Lunch with Juju

A journey through food in Kenya following fresh produce from farm to fork, scrumptious ingredients that make up delicious meals, and healthy options for those who love food and the kitchen!

Chunky Chowder the way it should be

OK I confess that I'm a lover of blended soup. This will come as a surprising confession to my parents, who sip soup every evening for dinner (following Granny's life rule of breakfast like a King, lunch like a Prince, supper like a Pauper)… but I am always slightly mystified by soup that is populated by all sorts of unidentified, overcooked, soggy looking bits.
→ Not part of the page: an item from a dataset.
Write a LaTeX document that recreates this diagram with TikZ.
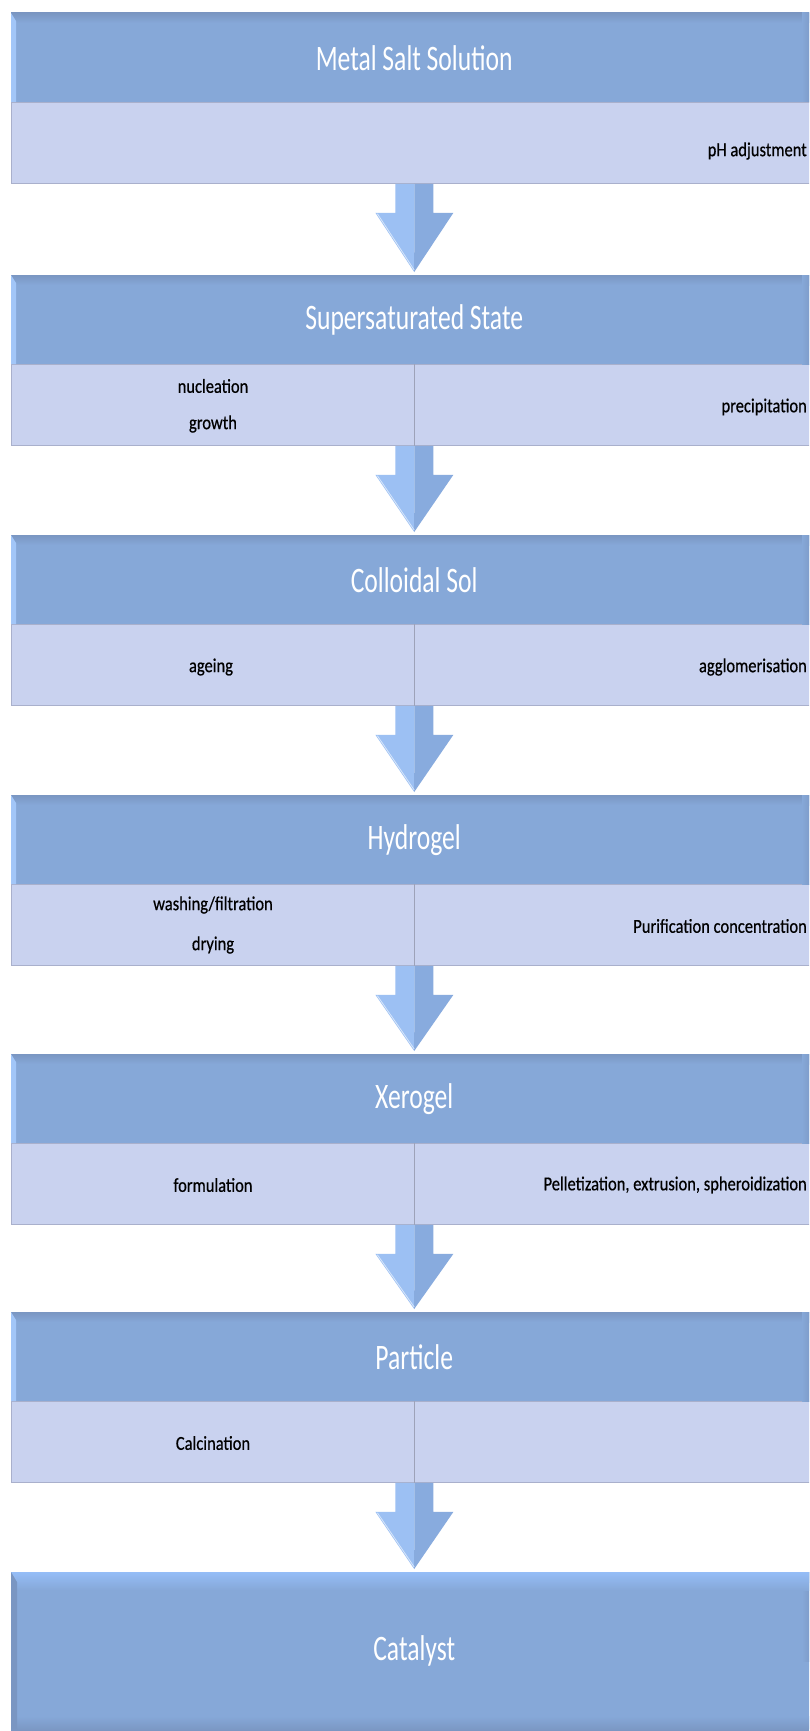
\documentclass[tikz,border=0pt]{standalone}
\usepackage{graphicx}
\usepackage{fontspec}
\setmainfont{Carlito}
\newfontfamily\lblfam{Carlito}[FakeBold=0.6]
\usetikzlibrary{calc}
\definecolor{hdr}{HTML}{86A8D8}
\definecolor{hdrdark}{HTML}{7A96C2}
\definecolor{hdrlight}{HTML}{A2C6F8}
\definecolor{subfill}{HTML}{C9D2EF}
\definecolor{subedge}{HTML}{A9B0CC}
\definecolor{divider}{HTML}{9DA2B8}
\definecolor{arrL}{HTML}{9CC0F3}
\definecolor{arrR}{HTML}{88ABDE}
\definecolor{catlight}{HTML}{95BDF7}
\newcommand\hdrfont{\fontsize{25.6pt}{30pt}\selectfont}
\newcommand\lblfont{\lblfam\fontsize{16.5pt}{20pt}\selectfont}
\newcommand\tallH[1]{\scalebox{1}[1.4]{#1}}
\newcommand\tallL[1]{\scalebox{1}[1.2]{#1}}
\tikzset{
  hdrbox/.style={rectangle, fill=hdr, minimum width=806pt, minimum height=89pt, inner sep=0pt, anchor=north west, text=white, font=\hdrfont},
  subbox/.style={rectangle, fill=subfill, draw=subedge, line width=0.8pt, minimum width=806pt, minimum height=81pt, inner sep=0pt, anchor=north west},
  catbox/.style={rectangle, fill=hdr, minimum width=806pt, minimum height=157pt, inner sep=0pt, anchor=north west, text=white, font=\hdrfont},
  lbl/.style={inner sep=0pt, font=\lblfont, text=black},
  divline/.style={draw=divider, line width=0.8pt},
}
\newcommand\blockarrow[2]{%
  \fill[arrL] ($(#1.south)+(-19,0)$) -- ($(#1.south)+(0,0)$) -- ($(#2.north)+(0,-3)$) -- ($(#1.south)+(-39,29)$) -- ($(#1.south)+(-19,29)$) -- cycle;
  \fill[arrR] ($(#1.south)+(19,0)$) -- ($(#1.south)+(0,0)$) -- ($(#2.north)+(0,-3)$) -- ($(#1.south)+(39,29)$) -- ($(#1.south)+(19,29)$) -- cycle;
  \draw[white!60!arrL, line width=0.8pt] ($(#1.south)+(-37,30)$) -- ($(#2.north)+(0,-5)$);
}
\begin{document}
\begin{tikzpicture}[x=1pt,y=-1pt]
\useasboundingbox (0,0) rectangle (809,1731);
\fill[white] (0,0) rectangle (809,1731);
\clip (0,0) rectangle (809,1731);

% headers
\node[hdrbox] (h1) at (11,13)   {\tallH{Metal Salt Solution}};
\node[subbox] (s1) at (11,102)  {};
\node[hdrbox] (h2) at (11,275)  {\tallH{Supersaturated State}};
\node[subbox] (s2) at (11,364)  {};
\node[hdrbox] (h3) at (11,535)  {\tallH{Colloidal Sol}};
\node[subbox] (s3) at (11,624)  {};
\node[hdrbox] (h4) at (11,795)  {\tallH{Hydrogel}};
\node[subbox] (s4) at (11,884)  {};
\node[hdrbox] (h5) at (11,1054) {\tallH{Xerogel}};
\node[subbox] (s5) at (11,1143) {};
\node[hdrbox] (h6) at (11,1312) {\tallH{Particle}};
\node[subbox] (s6) at (11,1401) {};
\node[catbox] (cat) at (11,1572) {\tallH{Catalyst}};

% header decorations: darker top band, light left bevel
\foreach \t in {13,275,535,795,1054,1312,1572}{
  \shade[top color=hdrdark, bottom color=hdr] (11,\t) rectangle (817,\t+10);
  \shade[left color=hdr, right color=hdrdark!60!hdr] (802,\t) rectangle (809,\t+89);
}
\foreach \t in {13,275,535,795,1054,1312}{
  \fill[hdrlight] (11,\t) -- (16,\t+8) -- (16,\t+89) -- (11,\t+89) -- cycle;
}
\shade[top color=catlight, bottom color=hdr] (11,1572) rectangle (817,1590);
\shade[top color=hdr, bottom color=hdrdark] (11,1716) rectangle (817,1731);
\fill[hdrdark] (11,1572) -- (17,1582) -- (17,1729) -- (11,1729) -- cycle;

% dividers
\foreach \s in {s2,s3,s4,s5,s6}{
  \draw[divline] (\s.north) -- (\s.south);
}

% arrows
\blockarrow{s1}{h2}
\blockarrow{s2}{h3}
\blockarrow{s3}{h4}
\blockarrow{s4}{h5}
\blockarrow{s5}{h6}
\blockarrow{s6}{cat}

% labels
\node[lbl, anchor=east] (l1r) at (807,151) {\tallL{pH adjustment}};

\node[lbl] (l2a) at (213,386) {\tallL{nucleation}};
\node[lbl] (l2b) at (213,424) {\tallL{growth}};
\node[lbl, anchor=east] (l2r) at (807,407) {\tallL{precipitation}};

\node[lbl] (l3a) at (211,667) {\tallL{ageing}};
\node[lbl, anchor=east] (l3r) at (807,667) {\tallL{agglomerisation}};

\node[lbl] (l4a) at (213,905) {\tallL{washing/filtration}};
\node[lbl] (l4b) at (213,945) {\tallL{drying}};
\node[lbl, anchor=east] (l4r) at (807,926) {\tallL{Purification concentration}};

\node[lbl] (l5a) at (213,1185) {\tallL{formulation}};
\node[lbl, anchor=east] (l5r) at (807,1185) {\tallL{Pelletization, extrusion, spheroidization}};

\node[lbl] (l6a) at (213,1443) {\tallL{Calcination}};
\end{tikzpicture}
\end{document}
But then there's chowder… chowder is another whole story. I first tasted chowder with my great friend James when I was in Boston - the home of this chunky and warming treat. It was appropriate - I was horrified by the blistering cold of a North American winter, and lamenting my lack of suitable attire. James suggested chowder for lunch which I wasn't quite sure about but three hours later, warmed to the core, I was a fervent convert.  
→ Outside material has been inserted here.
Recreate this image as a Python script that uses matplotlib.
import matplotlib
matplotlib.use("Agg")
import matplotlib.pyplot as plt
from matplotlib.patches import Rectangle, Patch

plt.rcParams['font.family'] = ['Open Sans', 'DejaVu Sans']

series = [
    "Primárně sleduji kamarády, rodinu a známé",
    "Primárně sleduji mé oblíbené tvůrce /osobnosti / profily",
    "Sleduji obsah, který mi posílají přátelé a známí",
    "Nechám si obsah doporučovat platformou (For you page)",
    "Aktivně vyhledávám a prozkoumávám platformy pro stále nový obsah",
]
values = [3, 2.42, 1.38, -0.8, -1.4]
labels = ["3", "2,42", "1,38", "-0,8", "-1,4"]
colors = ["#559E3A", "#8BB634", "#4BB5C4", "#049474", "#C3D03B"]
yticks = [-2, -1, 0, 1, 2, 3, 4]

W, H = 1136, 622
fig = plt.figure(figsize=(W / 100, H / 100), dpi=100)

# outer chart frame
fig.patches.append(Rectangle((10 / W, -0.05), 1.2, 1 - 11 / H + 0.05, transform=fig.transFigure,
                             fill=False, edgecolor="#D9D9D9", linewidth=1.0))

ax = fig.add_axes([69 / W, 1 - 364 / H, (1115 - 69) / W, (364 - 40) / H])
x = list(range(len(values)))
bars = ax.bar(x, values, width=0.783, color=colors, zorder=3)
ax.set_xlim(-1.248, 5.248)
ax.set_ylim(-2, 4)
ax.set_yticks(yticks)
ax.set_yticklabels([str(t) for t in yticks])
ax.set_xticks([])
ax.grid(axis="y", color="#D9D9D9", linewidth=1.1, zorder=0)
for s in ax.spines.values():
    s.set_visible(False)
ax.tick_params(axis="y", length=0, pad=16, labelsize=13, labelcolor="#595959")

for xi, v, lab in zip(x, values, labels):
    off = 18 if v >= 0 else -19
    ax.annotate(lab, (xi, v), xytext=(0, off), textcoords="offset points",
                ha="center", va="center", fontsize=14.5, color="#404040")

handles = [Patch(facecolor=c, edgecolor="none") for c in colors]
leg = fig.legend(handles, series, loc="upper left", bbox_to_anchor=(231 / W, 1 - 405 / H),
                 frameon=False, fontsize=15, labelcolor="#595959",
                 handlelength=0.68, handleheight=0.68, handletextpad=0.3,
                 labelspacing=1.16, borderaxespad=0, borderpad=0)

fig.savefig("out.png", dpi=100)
Chowder is about tucking into a thick, soupy, filling meal. This is a Kenyan take on traditional chowder which means we don't have clams, and I'd say this might be a little lighter than you expect but I promise you, as long as you like fish and sweetcorn, you will love this recipe. 

Ingredients

1 clove garlic, crushed
1 large leek, chopped
4 spring onions, chopped
6 small potatoes cut in half
1 litre fish stock
1 packet of smoked sailfish, pieces roughly chopped
1 tin of sweetcorn, drained
100 ml cream, soured with lemon juice
A handful of chopped dill
Zest of one lemon
Freshly ground pepper

Method

Start by heating a large knob of butter in a large saucepan. Add your spring onions, leeks and garlic. Put on a tight fitting lid and cook for four minutes until everything is softened. Add the potatoes, and continue to cook for another two minutes before adding the stock and cooking for a further ten minutes with the lid on. The potatoes should now be soft, so get out your stick blender and blitz the lot into a lovely thick base for your soup. Now add the cream, sweetcorn, and smoked sailfish and stir into the soup. Warm through and add the zest of your lemon and finally top with dill. Grind over some fresh pepper and if you're feeling indulgent put a knob of butter on the top. Serve with delicious bread and butter.